Remote Computer Not Running sbatch

Hi all,

Running aiida on a remote HPC, but the jobs aren’t being submitted to the squeue (slurm) by sbatch. I imagine it is an issue on the remote computer side, but just in case I want to see if there is anything to be done on my end.

verdi computer test results in no issues, but submitting a job to Gaussian on the HPC results in (truncated verdi process report output):

+-> ERROR at 2024-06-11 11:39:44.169983-04:00
 | Traceback (most recent call last):
 |   File "/Users/chemlab/anaconda3/envs/aiida/lib/python3.12/site-packages/aiida/engine/utils.py", line 202, in exponential_backoff_retry
 |     result = await coro()
 |              ^^^^^^^^^^^^
 |   File "/Users/chemlab/anaconda3/envs/aiida/lib/python3.12/site-packages/aiida/engine/processes/calcjobs/tasks.py", line 145, in do_submit
 |     return execmanager.submit_calculation(node, transport)
 |            ^^^^^^^^^^^^^^^^^^^^^^^^^^^^^^^^^^^^^^^^^^^^^^^
 |   File "/Users/chemlab/anaconda3/envs/aiida/lib/python3.12/site-packages/aiida/engine/daemon/execmanager.py", line 375, in submit_calculation
 |     result = scheduler.submit_from_script(workdir, submit_script_filename)
 |              ^^^^^^^^^^^^^^^^^^^^^^^^^^^^^^^^^^^^^^^^^^^^^^^^^^^^^^^^^^^^^
 |   File "/Users/chemlab/anaconda3/envs/aiida/lib/python3.12/site-packages/aiida/schedulers/scheduler.py", line 409, in submit_from_script
 |     return self._parse_submit_output(*result)
 |            ^^^^^^^^^^^^^^^^^^^^^^^^^^^^^^^^^^
 |   File "/Users/chemlab/anaconda3/envs/aiida/lib/python3.12/site-packages/aiida/schedulers/plugins/slurm.py", line 488, in _parse_submit_output
 |     raise SchedulerError(
 | aiida.schedulers.scheduler.SchedulerError: Error during submission, could not retrieve the jobID from sbatch output; see log for more info.
+-> WARNING at 2024-06-11 11:39:44.188223-04:00
 | maximum attempts 5 of calling do_submit, exceeded

I’ve gone in and copied the inputs and generated .sh file elsewhere and manually submitted them with sbatch and that works with no issue.

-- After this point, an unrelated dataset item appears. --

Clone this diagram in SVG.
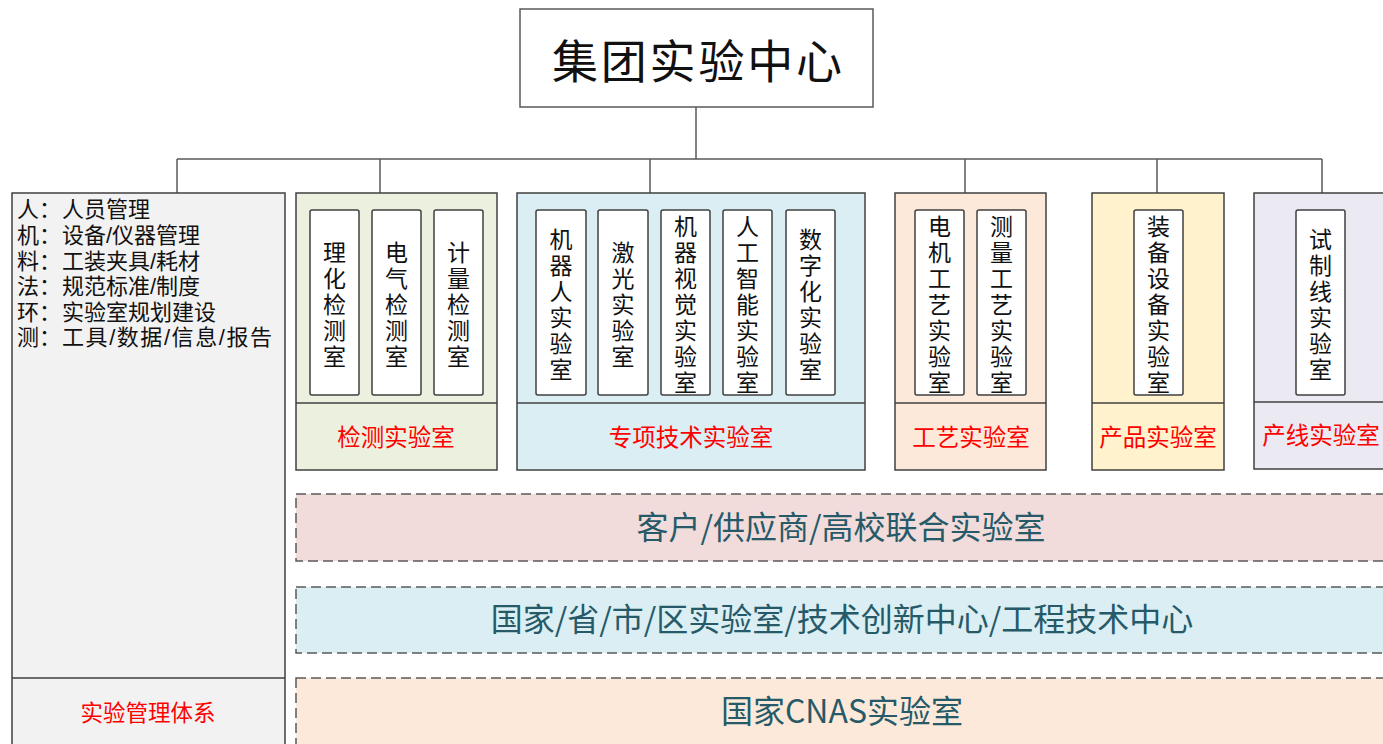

Anyway, I think it’s their problem, but I would like to double check and see if there is anything I can try

Thanks

Hi, the problem is that when you submit, SLURM should print the job ID.
This is parsed from a string so the error is probably that the string is slightly different from what we expect (e.g. different locale/language, additional strings printed in the output, different customised version, …)
To understand what is going on, we need to see the log as the exception says: “; see log for more info”. If this run via a daemon, you need to check the daemon log, typically in your .aiida folder (in your home or where you set it). Inside you should have a folder daemon/log, and inside various files, you need to check the file aiida-<PROFILE_NAME>.log, where <PROFILE_NAME> is your AiiDA profile name (if you don’t know it, see the output of verdi profile list, is the one with the star symbol in front).

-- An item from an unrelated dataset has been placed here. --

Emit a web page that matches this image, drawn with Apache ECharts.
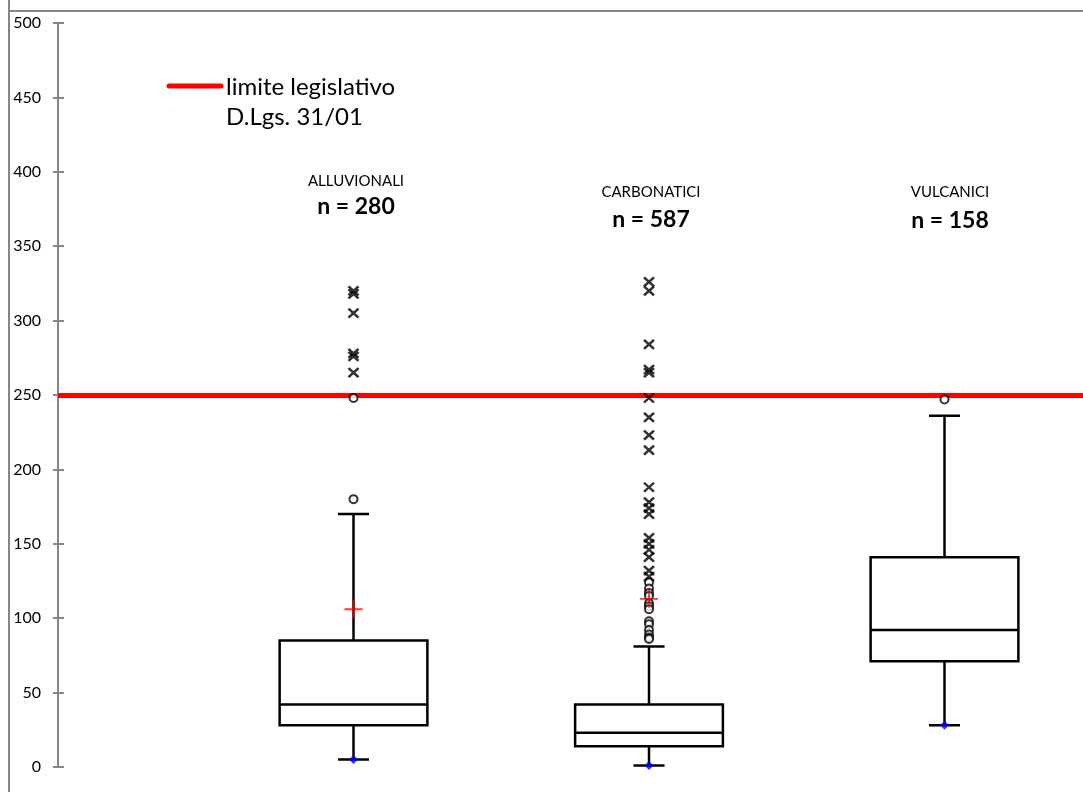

You don’t need to give us the whole file that might be big, but just look for related errors. They should be just above the traceback that you reported, that should also be in the log file. I think it will be prepended by the string in _parse_submit_output{}: unable to find the job id:

Hopefully looking at those lines will make it obvious what the problem is

1 Like

Thanks! I didn’t know where to find that log, so this is very helpful. Looking at the log I can confirm it is an issue with the remote computer. In the setup to bypass MFA for aiida, they restrict commands that can be used, and something in the command being run is being rejected. I’m reaching out to them for a solution.

This topic was automatically closed 5 days after the last reply. New replies are no longer allowed.